5. Best Practices for Processing Aerial Data in Metashape

Once your aerial images are captured, following best practices during processing ensures the highest quality results.

Organize and Pre-Process Your Dataset

Before importing into Metashape, rename and organize your images logically (e.g., by flight path or capture sequence). Remove blurry, overexposed, or underexposed images to avoid alignment errors and reduce processing time.

Use High-Quality Settings for Critical Projects

While “Medium” quality settings are faster, “High” or “Ultra High” produce significantly better detail in point clouds and meshes. For professional deliverables, always prioritize quality over speed — especially for final outputs.

Check Alignment and Reprocess if Necessary

After photo alignment, review the sparse point cloud for gaps or misalignments. If necessary, adjust key point limits, camera calibration, or overlap and rerun the alignment step. Fixing issues early ensures downstream processes — like dense cloud generation and mesh building — are more accurate.

Export Deliverables in Appropriate Formats

Metashape supports a range of export options. Choose based on your application:

  • Orthomosaic: GeoTIFF (BigTIFF for large projects)
  • DEM/DSM: GeoTIFF or ESRI ASCII Grid
  • 3D model: OBJ, PLY, or FBX

Ensure coordinate systems are properly defined during export to avoid georeferencing issues in GIS software.

Conclusion: Get the Most from Your Aerial Surveys with Metashape

Executing a successful aerial survey is about more than just flying a drone — it’s about planning, precision, and understanding how each decision impacts the final result.

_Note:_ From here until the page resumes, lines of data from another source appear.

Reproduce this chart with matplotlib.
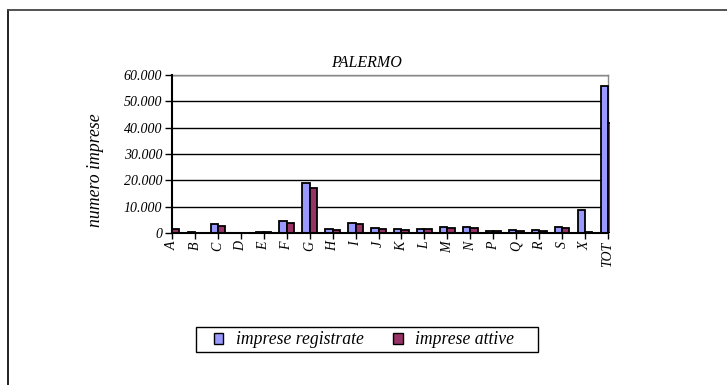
import matplotlib
matplotlib.use("Agg")
import matplotlib.pyplot as plt
from matplotlib.patches import Patch, Rectangle
from matplotlib.lines import Line2D
from matplotlib.transforms import Bbox, TransformedBbox
import numpy as np

categories = ["A", "B", "C", "D", "E", "F", "G", "H", "I", "J", "K", "L", "M",
              "N", "P", "Q", "R", "S", "X", "TOT"]
registrate = [1600, 200, 3300, 150, 250, 4550, 18860, 1500, 3800, 1770, 1400,
              1500, 2400, 2150, 630, 1000, 1000, 2150, 8730, 56000]
attive = [1500, 150, 2800, 100, 200, 3800, 16960, 1270, 3400, 1650, 1150,
          1400, 2000, 1800, 600, 900, 900, 1900, 250, 41900]
yticks = [0, 10000, 20000, 30000, 40000, 50000, 60000]
ytick_labels = ["0", "10.000", "20.000", "30.000", "40.000", "50.000", "60.000"]
title = "PALERMO"
ylabel = "numero imprese"
series_names = ["imprese registrate", "imprese attive"]

blue = "#9999FF"
dark = "#993366"
serif = ["Liberation Serif", "DejaVu Serif"]

W, H = 727, 385
fig = plt.figure(figsize=(W / 100, H / 100), dpi=100)

# outer chart border (top and left visible)
fig.add_artist(Line2D([8 / W, 8 / W], [0, 1 - 10 / H], transform=fig.transFigure,
                      color="#111111", lw=1.3))
fig.add_artist(Line2D([8 / W, 1], [1 - 10 / H, 1 - 10 / H], transform=fig.transFigure,
                      color="#444444", lw=1.3))

left, right, top, bottom = 172, 608, 75, 233
ax = fig.add_axes([left / W, 1 - bottom / H, (right - left) / W, (bottom - top) / H])

x = np.arange(len(categories))
bw = 0.32
b1 = ax.bar(x - bw / 2, registrate, width=bw, color=blue, edgecolor="black", linewidth=1.3, zorder=3)
b2 = ax.bar(x + bw / 2, attive, width=bw, color=dark, edgecolor="black", linewidth=1.3, zorder=3)
clip = TransformedBbox(Bbox([[0, 0], [1.004, 1.01]]), ax.transAxes)
for p in list(b1) + list(b2):
    p.set_clip_box(clip)

ax.set_xlim(0, len(categories) - 1)
ax.set_ylim(0, 60000)
ax.set_yticks(yticks)
ax.set_yticklabels(ytick_labels, fontfamily=serif, fontstyle="italic", fontsize=10)
ax.set_xticks(x)
ax.set_xticklabels(categories, rotation=90, fontfamily=serif, fontstyle="italic", fontsize=10)
ax.tick_params(axis="y", direction="out", length=5, width=1, pad=2)
ax.tick_params(axis="x", direction="out", length=4, width=1, pad=2)
ax.yaxis.grid(True, color="black", lw=1)
ax.set_axisbelow(True)
for s in ["left", "bottom"]:
    ax.spines[s].set_linewidth(1.5)
    ax.spines[s].set_zorder(5)
for s in ["top", "right"]:
    ax.spines[s].set_color("#888888")
    ax.spines[s].set_linewidth(1)
    ax.spines[s].set_zorder(1)

fig.text(366 / W, 1 - 63 / H, title, ha="center", va="center",
         fontfamily=serif, fontstyle="italic", fontsize=11.5)
fig.text(95 / W, 1 - 170 / H, ylabel, ha="center", va="center", rotation=90,
         fontfamily=serif, fontstyle="italic", fontsize=12.8)

# legend frame
fig.add_artist(Rectangle((196 / W, 1 - 352 / H), (538 - 196) / W, 25 / H,
                         transform=fig.transFigure, facecolor="white",
                         edgecolor="black", lw=1, zorder=1))
handles = [Patch(facecolor=blue, edgecolor="black", lw=1),
           Patch(facecolor=dark, edgecolor="black", lw=1)]
leg = fig.legend(handles, series_names, loc="center left", bbox_to_anchor=(210 / W, 1 - 340 / H),
                 ncol=2, frameon=False,
                 prop={"family": serif, "style": "italic", "size": 12.7},
                 handlelength=0.55, handleheight=0.55, handletextpad=0.7,
                 columnspacing=1.7, borderpad=0.2, borderaxespad=0)
leg.set_zorder(2)

fig.savefig("out.png", dpi=100)
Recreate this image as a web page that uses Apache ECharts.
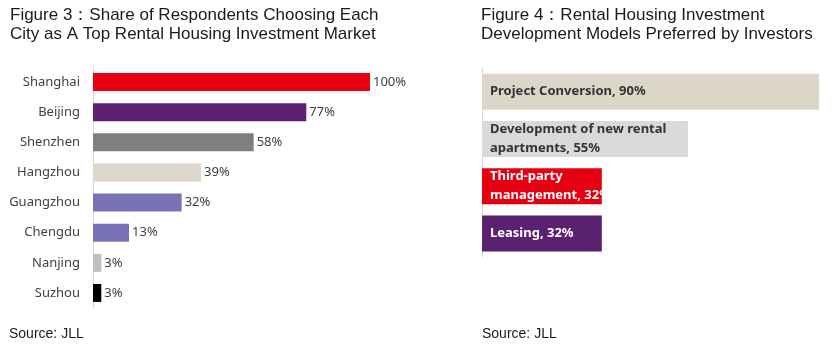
<!DOCTYPE html>
<html><head><meta charset="utf-8">
<script src="https://cdn.jsdelivr.net/npm/echarts@6/dist/echarts.min.js"></script>
<style>html,body{margin:0;padding:0;background:#fff}#c{width:833px;height:351px}</style>
</head><body><div id="c"></div>
<script>
const cities = ['Shanghai','Beijing','Shenzhen','Hangzhou','Guangzhou','Chengdu','Nanjing','Suzhou'];
const cityValues = [100, 77, 58, 39, 32, 13, 3, 3];
const cityColors = ['#E50012','#5E2172','#7F7F7F','#DDD8CA','#7A72B6','#7A72B6','#BFBFBF','#000000'];
const models = ['Project Conversion','Development of new rental\napartments','Third-party\nmanagement','Leasing'];
const modelValues = [90, 55, 32, 32];
const modelColors = ['#DCD6C8','#D9D9D9','#E50012','#5B2171'];
const modelTextColors = ['#333333','#333333','#ffffff','#ffffff'];

const titleStyle = {fontFamily: 'Liberation Sans', fontSize: 17, fontWeight: 'normal', color: '#1a1a1a', lineHeight: 19};
const srcStyle = {fontFamily: 'Liberation Sans', fontSize: 14, fontWeight: 'normal', color: '#1a1a1a'};
const chart = echarts.init(document.getElementById('c'));
chart.setOption({
  animation: false,
  title: [
    {text: 'Figure 3：Share of Respondents Choosing Each\nCity as A Top Rental Housing Investment Market', left: 10, top: 6, padding: 0, textStyle: titleStyle},
    {text: 'Figure 4：Rental Housing Investment\nDevelopment Models Preferred by Investors', left: 481, top: 6, padding: 0, textStyle: titleStyle},
    {text: 'Source: JLL', left: 9, top: 327, padding: 0, textStyle: srcStyle},
    {text: 'Source: JLL', left: 482, top: 327, padding: 0, textStyle: srcStyle}
  ],
  grid: [
    {left: 93, top: 67, width: 277, height: 241},
    {left: 482, top: 68, width: 337, height: 189}
  ],
  xAxis: [
    {gridIndex: 0, type: 'value', min: 0, max: 100, show: false},
    {gridIndex: 1, type: 'value', min: 0, max: 90, show: false}
  ],
  yAxis: [
    {gridIndex: 0, type: 'category', data: cities, inverse: true,
     axisLine: {show: true, lineStyle: {color: '#D9D9D9'}}, axisTick: {show: false}, splitLine: {show: false},
     axisLabel: {fontFamily: 'Noto Sans', fontSize: 13, color: '#404040', margin: 13}},
    {gridIndex: 1, type: 'category', data: models, inverse: true,
     axisLine: {show: true, lineStyle: {color: '#D9D9D9'}}, axisTick: {show: false}, splitLine: {show: false},
     axisLabel: {show: false}}
  ],
  series: [
    {type: 'bar', xAxisIndex: 0, yAxisIndex: 0, barWidth: 18,
     data: cityValues.map((v, i) => ({value: v, itemStyle: {color: cityColors[i]}})),
     label: {show: true, position: 'right', distance: 3, formatter: p => p.value + '%',
             fontFamily: 'Noto Sans', fontSize: 13, color: '#404040'}},
    {type: 'bar', xAxisIndex: 1, yAxisIndex: 1, barWidth: 36,
     data: modelValues.map((v, i) => ({value: v, itemStyle: {color: modelColors[i]},
       label: {color: modelTextColors[i]}})),
     label: {show: true, position: 'insideLeft', distance: 8,
             formatter: p => p.name + ', ' + p.value + '%',
             fontFamily: 'Noto Sans', fontWeight: 'bold', fontSize: 13, lineHeight: 19}}
  ]
});
</script></body></html>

By applying the tips above — from optimizing flight altitude and overlap to using GCPs and processing images correctly — you’ll significantly improve the quality, accuracy, and usability of your outputs in Agisoft Metashape.

Whether you’re mapping infrastructure, monitoring environmental change, or creating digital twins, mastering aerial survey techniques ensures you unlock the full potential of photogrammetry. Start refining your workflow today, and watch the quality of your 3D models and orthomosaics reach new heights.